* YOUR INSTRUCTIONS *
Start at the line where "Reproduce this chart" appears and end at the line where "d !== null);" appears; repeat those lines exactly, both ends included, leaving pictures behind.

Collected data entries
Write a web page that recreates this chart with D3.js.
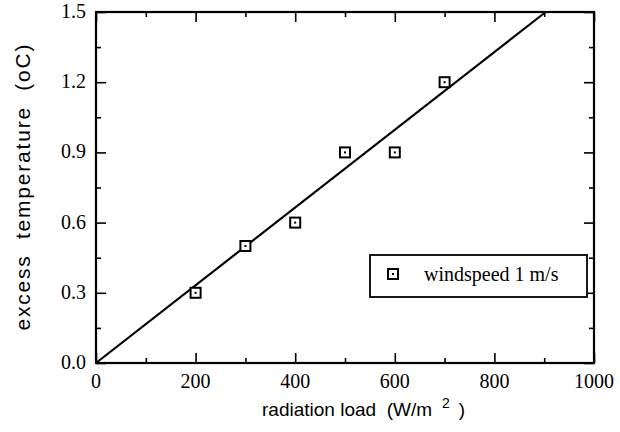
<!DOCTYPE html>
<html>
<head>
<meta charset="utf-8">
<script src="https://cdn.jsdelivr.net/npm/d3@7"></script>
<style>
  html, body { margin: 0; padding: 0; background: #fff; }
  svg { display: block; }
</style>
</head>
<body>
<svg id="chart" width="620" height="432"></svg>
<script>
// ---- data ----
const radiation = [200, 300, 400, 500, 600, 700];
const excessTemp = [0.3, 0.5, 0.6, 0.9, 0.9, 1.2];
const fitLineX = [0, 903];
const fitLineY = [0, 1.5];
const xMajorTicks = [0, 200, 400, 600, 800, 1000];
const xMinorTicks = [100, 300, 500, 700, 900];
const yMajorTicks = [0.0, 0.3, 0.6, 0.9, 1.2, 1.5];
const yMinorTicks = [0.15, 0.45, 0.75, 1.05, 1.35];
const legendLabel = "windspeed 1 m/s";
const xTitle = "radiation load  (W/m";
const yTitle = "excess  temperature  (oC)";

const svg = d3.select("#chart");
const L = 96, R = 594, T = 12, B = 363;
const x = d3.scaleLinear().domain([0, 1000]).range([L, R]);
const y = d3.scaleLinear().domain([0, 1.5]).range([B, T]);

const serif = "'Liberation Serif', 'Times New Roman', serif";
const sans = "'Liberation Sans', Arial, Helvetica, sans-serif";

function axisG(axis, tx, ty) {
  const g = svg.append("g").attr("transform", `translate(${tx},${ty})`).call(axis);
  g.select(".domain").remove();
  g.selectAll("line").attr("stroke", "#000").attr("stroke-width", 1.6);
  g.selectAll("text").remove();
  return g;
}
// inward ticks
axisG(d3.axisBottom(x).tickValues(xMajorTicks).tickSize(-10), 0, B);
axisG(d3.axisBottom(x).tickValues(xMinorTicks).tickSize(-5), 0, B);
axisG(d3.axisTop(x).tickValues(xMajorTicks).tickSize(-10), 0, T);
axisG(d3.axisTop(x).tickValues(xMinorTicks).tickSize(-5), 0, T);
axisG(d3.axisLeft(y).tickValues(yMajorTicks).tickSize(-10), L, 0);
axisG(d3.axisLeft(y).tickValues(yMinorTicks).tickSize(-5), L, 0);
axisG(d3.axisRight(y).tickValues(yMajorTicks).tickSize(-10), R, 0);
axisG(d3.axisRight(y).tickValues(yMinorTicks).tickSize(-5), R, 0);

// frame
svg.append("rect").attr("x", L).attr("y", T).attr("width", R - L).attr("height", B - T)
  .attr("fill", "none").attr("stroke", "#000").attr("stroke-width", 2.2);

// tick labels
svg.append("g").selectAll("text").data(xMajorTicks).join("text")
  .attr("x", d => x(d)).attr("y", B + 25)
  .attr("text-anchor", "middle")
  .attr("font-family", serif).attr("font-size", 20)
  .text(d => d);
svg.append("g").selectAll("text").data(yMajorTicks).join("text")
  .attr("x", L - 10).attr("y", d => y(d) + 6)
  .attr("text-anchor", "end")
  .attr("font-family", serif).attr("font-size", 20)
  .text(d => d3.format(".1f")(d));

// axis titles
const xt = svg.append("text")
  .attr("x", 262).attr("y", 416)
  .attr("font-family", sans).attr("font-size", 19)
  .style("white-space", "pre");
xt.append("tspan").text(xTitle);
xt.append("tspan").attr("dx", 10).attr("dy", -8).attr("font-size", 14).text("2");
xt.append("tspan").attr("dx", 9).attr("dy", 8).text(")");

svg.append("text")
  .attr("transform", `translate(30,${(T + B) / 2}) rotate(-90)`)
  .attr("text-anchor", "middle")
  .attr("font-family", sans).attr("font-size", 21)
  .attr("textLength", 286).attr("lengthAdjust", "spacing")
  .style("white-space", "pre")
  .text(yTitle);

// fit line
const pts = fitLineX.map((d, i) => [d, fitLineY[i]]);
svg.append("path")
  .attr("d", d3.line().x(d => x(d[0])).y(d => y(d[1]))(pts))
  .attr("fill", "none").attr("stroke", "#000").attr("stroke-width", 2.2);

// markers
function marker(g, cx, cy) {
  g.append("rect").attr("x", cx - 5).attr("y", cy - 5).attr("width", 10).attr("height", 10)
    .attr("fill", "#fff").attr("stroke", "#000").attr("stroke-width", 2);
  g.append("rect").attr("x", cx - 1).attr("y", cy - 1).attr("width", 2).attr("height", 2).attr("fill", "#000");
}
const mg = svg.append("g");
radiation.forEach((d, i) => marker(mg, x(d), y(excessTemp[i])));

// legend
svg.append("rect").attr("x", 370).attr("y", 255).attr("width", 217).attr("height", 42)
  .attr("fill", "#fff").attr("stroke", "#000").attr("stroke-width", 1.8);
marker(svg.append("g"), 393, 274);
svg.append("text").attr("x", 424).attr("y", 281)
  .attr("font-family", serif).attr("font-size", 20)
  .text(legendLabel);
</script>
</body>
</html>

* * *

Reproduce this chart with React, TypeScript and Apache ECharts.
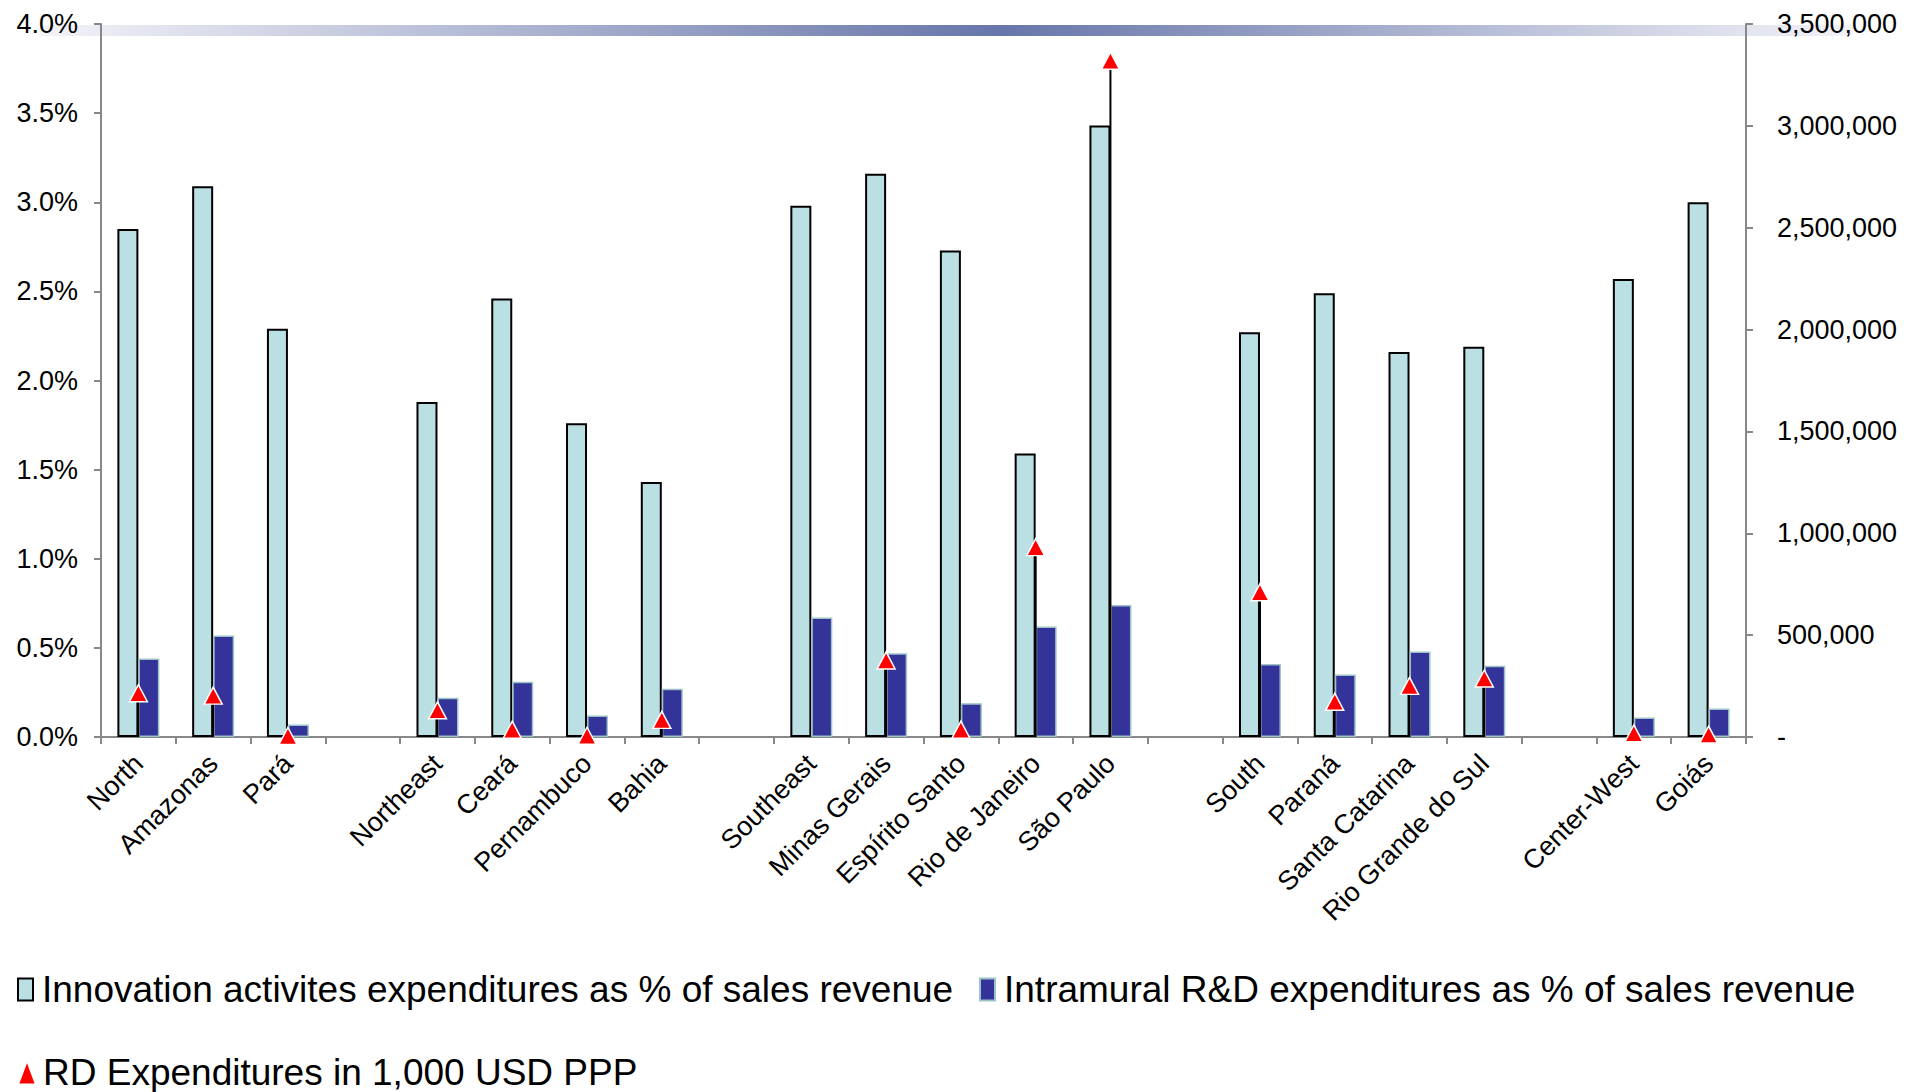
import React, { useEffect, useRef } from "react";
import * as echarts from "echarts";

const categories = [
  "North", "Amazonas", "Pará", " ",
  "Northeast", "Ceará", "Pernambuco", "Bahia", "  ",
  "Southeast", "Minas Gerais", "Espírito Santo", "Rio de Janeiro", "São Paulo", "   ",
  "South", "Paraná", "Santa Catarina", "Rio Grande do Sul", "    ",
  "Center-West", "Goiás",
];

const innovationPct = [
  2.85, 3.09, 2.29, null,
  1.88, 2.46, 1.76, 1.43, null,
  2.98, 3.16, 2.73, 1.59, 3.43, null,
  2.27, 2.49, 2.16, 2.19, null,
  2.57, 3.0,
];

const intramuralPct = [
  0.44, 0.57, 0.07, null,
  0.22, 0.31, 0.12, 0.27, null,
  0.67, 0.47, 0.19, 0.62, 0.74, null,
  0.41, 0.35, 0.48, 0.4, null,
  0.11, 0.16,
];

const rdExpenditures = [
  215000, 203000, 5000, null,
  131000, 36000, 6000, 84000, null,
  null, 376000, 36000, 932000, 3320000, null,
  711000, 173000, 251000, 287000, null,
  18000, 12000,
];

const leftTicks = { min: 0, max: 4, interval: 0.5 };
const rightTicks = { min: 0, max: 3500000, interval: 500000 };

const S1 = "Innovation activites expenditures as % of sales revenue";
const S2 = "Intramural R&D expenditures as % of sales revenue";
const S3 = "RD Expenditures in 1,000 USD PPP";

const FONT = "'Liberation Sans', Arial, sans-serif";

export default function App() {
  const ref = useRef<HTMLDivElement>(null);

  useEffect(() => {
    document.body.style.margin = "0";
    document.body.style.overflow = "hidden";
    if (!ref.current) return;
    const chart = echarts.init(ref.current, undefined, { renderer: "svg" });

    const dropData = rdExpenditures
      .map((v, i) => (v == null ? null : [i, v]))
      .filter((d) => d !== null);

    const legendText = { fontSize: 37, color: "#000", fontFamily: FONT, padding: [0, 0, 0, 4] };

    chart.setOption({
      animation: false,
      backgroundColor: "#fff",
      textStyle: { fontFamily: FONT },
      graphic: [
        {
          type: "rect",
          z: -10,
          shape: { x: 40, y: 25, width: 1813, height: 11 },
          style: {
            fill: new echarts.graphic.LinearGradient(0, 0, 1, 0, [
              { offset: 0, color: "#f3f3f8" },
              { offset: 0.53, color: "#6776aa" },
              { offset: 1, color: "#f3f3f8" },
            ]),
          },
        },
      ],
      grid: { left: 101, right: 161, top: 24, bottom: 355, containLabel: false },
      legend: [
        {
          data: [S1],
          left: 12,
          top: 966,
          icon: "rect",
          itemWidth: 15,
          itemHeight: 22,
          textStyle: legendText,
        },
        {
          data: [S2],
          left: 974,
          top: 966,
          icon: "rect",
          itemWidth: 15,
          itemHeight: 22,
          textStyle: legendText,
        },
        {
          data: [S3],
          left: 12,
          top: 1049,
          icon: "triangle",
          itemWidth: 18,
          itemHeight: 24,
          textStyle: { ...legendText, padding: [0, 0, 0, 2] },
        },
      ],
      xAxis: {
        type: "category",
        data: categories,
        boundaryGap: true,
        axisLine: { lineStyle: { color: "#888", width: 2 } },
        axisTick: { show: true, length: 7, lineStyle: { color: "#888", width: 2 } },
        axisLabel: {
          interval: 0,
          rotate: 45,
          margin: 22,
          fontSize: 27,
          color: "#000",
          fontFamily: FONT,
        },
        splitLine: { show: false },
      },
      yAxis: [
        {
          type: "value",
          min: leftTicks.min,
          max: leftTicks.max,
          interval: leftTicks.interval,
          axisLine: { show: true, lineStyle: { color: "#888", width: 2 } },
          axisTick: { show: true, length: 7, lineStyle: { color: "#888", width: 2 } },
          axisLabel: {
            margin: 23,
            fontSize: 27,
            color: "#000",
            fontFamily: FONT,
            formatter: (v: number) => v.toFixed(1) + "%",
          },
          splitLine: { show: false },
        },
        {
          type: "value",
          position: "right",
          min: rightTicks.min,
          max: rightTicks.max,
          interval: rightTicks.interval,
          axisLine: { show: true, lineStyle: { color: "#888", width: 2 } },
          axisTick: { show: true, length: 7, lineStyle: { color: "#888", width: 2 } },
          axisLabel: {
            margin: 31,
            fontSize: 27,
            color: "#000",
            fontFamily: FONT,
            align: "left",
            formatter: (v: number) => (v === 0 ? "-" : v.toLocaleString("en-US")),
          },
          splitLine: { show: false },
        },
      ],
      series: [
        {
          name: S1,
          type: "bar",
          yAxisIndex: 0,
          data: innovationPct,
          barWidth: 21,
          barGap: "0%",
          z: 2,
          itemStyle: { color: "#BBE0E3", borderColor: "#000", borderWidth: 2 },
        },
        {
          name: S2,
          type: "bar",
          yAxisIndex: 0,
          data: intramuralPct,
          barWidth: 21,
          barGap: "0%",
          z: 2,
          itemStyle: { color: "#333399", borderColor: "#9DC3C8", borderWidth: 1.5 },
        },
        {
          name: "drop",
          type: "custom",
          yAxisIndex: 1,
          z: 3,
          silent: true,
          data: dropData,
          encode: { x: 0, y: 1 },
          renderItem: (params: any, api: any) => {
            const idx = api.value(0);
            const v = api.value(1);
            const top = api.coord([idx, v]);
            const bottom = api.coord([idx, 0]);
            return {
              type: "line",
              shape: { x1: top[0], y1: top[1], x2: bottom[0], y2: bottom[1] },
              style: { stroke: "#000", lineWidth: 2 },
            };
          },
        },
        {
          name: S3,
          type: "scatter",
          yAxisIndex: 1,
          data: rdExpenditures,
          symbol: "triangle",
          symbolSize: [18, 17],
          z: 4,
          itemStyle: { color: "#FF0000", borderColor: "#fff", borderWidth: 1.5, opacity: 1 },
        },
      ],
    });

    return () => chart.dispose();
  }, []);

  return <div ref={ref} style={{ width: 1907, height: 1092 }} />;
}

* SOLUTION *
Reproduce this chart with React, TypeScript and Apache ECharts.
import React, { useEffect, useRef } from "react";
import * as echarts from "echarts";

const categories = [
  "North", "Amazonas", "Pará", " ",
  "Northeast", "Ceará", "Pernambuco", "Bahia", "  ",
  "Southeast", "Minas Gerais", "Espírito Santo", "Rio de Janeiro", "São Paulo", "   ",
  "South", "Paraná", "Santa Catarina", "Rio Grande do Sul", "    ",
  "Center-West", "Goiás",
];

const innovationPct = [
  2.85, 3.09, 2.29, null,
  1.88, 2.46, 1.76, 1.43, null,
  2.98, 3.16, 2.73, 1.59, 3.43, null,
  2.27, 2.49, 2.16, 2.19, null,
  2.57, 3.0,
];

const intramuralPct = [
  0.44, 0.57, 0.07, null,
  0.22, 0.31, 0.12, 0.27, null,
  0.67, 0.47, 0.19, 0.62, 0.74, null,
  0.41, 0.35, 0.48, 0.4, null,
  0.11, 0.16,
];

const rdExpenditures = [
  215000, 203000, 5000, null,
  131000, 36000, 6000, 84000, null,
  null, 376000, 36000, 932000, 3320000, null,
  711000, 173000, 251000, 287000, null,
  18000, 12000,
];

const leftTicks = { min: 0, max: 4, interval: 0.5 };
const rightTicks = { min: 0, max: 3500000, interval: 500000 };

const S1 = "Innovation activites expenditures as % of sales revenue";
const S2 = "Intramural R&D expenditures as % of sales revenue";
const S3 = "RD Expenditures in 1,000 USD PPP";

const FONT = "'Liberation Sans', Arial, sans-serif";

export default function App() {
  const ref = useRef<HTMLDivElement>(null);

  useEffect(() => {
    document.body.style.margin = "0";
    document.body.style.overflow = "hidden";
    if (!ref.current) return;
    const chart = echarts.init(ref.current, undefined, { renderer: "svg" });

    const dropData = rdExpenditures
      .map((v, i) => (v == null ? null : [i, v]))
      .filter((d) => d !== null);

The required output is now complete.